Namun di tengah jalan terjadi pergantian direksi Merpati, Jonny digantikan Rudy. Dirut baru ternyata membawa Merpati menyimpang dari roadmap dan rencana kerja dan anggaran perusahaan (RKAP) 2012 yang berakibat pada kerugian, peningkatan utang, dan tunggakan.

Manajemen baru ternyata tak punya skala prioritas dan solusi untuk dapat keluar dari lubang jarum. Ini semua terjadi karena mereka tak mempunyai business plan. Ketiadaan rancangan inilah, yang terjadi sejak Rudy menjabat dirut, menyebabkan pencairan dana PMN Rp 200 miliar ìtertundaî. Namun katakanlah PMN Rp 200 miliar itu nanti cair, diyakini tak akan menyelesaikan masalah karena terlambat, sehingga cash flow Merpati tak akan tertolong, sebagaimana pencairan PMN Rp 560 miliar juga terlambat 8 bulan dari seharusnya Mei 2011.

Haruskah Merpati diselamatkan atau sebaliknya disuntik mati ala Rusia? Penulis tegas mendukung penyelamatan Merpati. Apalagi untuk melikuidasi, negara harus mengeluarkan uang untuk pembayaran utang yang kini mencapai Rp 7 triliun (SM, 1/3/14), dan membayar pesangon karyawan. Aset Merpati kini sekitar Rp 300 miliar, sementara utangnya mencapai Rp 7 triliun. Bila hendak menutup Merpati, setidak-tidaknya butuh dana Rp 6,7 triliun.

Penutupan Merpati juga akan merugikan masyarakat, terutama di kawasan timur Indonesia. Begitu fanatiknya masyarakat Indonesia timur terhadap Merpati, seakan-akan mereka tidak mengenal maskapai lain. Tiap ada pesawat melintas, apa pun maskapainya, mereka akan menyebutnya pesawat Merpati.

Bagaimana menyelesaikan problem Merpati? Bisa dimulai dari pencairan PMN Rp 200 miliar itu, kemudian melakukan revisi business plan yang akan dilaksanakan oleh direksi baru yang berkompeten setelah kepemimpinan Asep.  Selanjutnya, utang Merpati terhadap pemerintah seperti eks MA-60 dijadikan PMN, dan utang terhadap BUMN lain seperti PT Angkasa Pura dan Bank Mandiri serta tunggakan utang Pertamina dikonversi menjadi saham.

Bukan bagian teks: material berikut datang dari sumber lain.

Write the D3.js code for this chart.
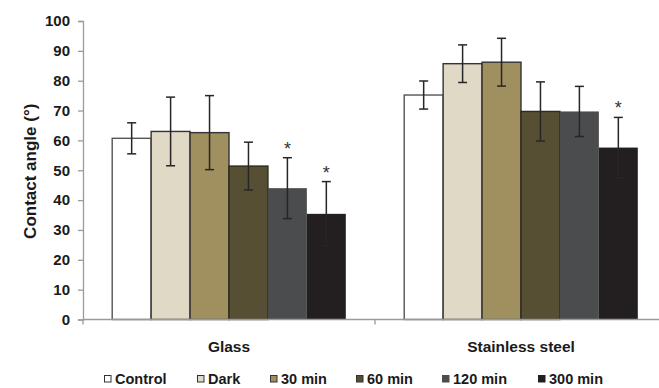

Dahlan Iskan tak perlu segan mengganti Asep dengan dirut baru yang kapabel, dan bila yang dinilai kapabel adalah dirut atau direksi yang pernah menjabat, terindikasi dari dimilikinya business plan, Dahlan pun tak perlu malu-malu mengangkat kembali mereka. Apa pun yang terjadi, yang penting harus menyelamatkan Merpati.